Wednesday, April 25, 2007

Harry Reid vs. Harry Truman

Austin Bay at RCP summarizes the current Iraq situation and discusses Reid's "We've lost" statement. The summary matches pretty closely my own take on the war. While it's taking a long time for the economy and public life to improve, they are improving. And the ability of the Baathists, jihadists, and Sadr-ites to terrorize innocent civilians does not signify they're winning.
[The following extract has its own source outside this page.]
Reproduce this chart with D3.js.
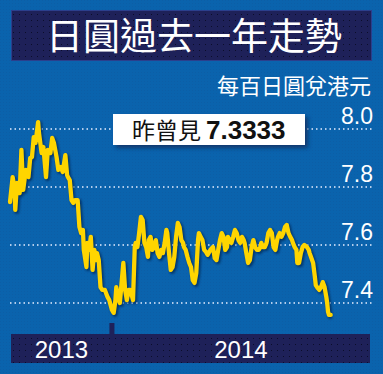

Bay cites Denis Keohane at on Nov. 29, 2006 to underline this point:

"Thanks to the development of mass media inclined to oppose the nation's efforts to obtain military victory," Keohane wrote, "a new path to victory has opened up for America's enemies."

Though the various terrorist groups in Iraq have failed "to gain even minor real tactical victories against coalition (and now Iraqi) forces, all are targeting civilians, with death squads and bombings that intentionally kill civilians in large numbers."

The death toll, Keohane concluded, is "presented as evidence that we are not winning, and cannot win. That makes the reverse true: that if they can merely kill, even civilians, they are winning tactically and even strategically. Merely killing a lot of civilians is not a high bar to attain, and that lesson will be learned and copied, again and again."

And yet, I don't see how anyone can declare victory when hundreds of civilians are still being killed. One of the elements of victory has to be some minimum level of stability. Not the absence of terrorism, but it at least has to be suppressed.

This made me think of the closing months of World War 2. According to Wikipedia and this BBC site, Germany launched its last V-2 rockets on March 27, 1945. That was three months after the Battle of the Bulge, and three weeks after the U.S. Ninth Division crossed the Rhine at Remagen. It was also less than two months before the official end of the war. No one then believed that Germany's ability to terrorize civilians meant they had won the war. It was pure terrorism, with no strategic value whatsoever.

I think Bay is right to contrast Truman with Reid. I imagine Truman felt bad about the civilians killed and injured in all the V-2 attacks. But I doubt he ever even considered the possibility he and the other allies should surrender because of them.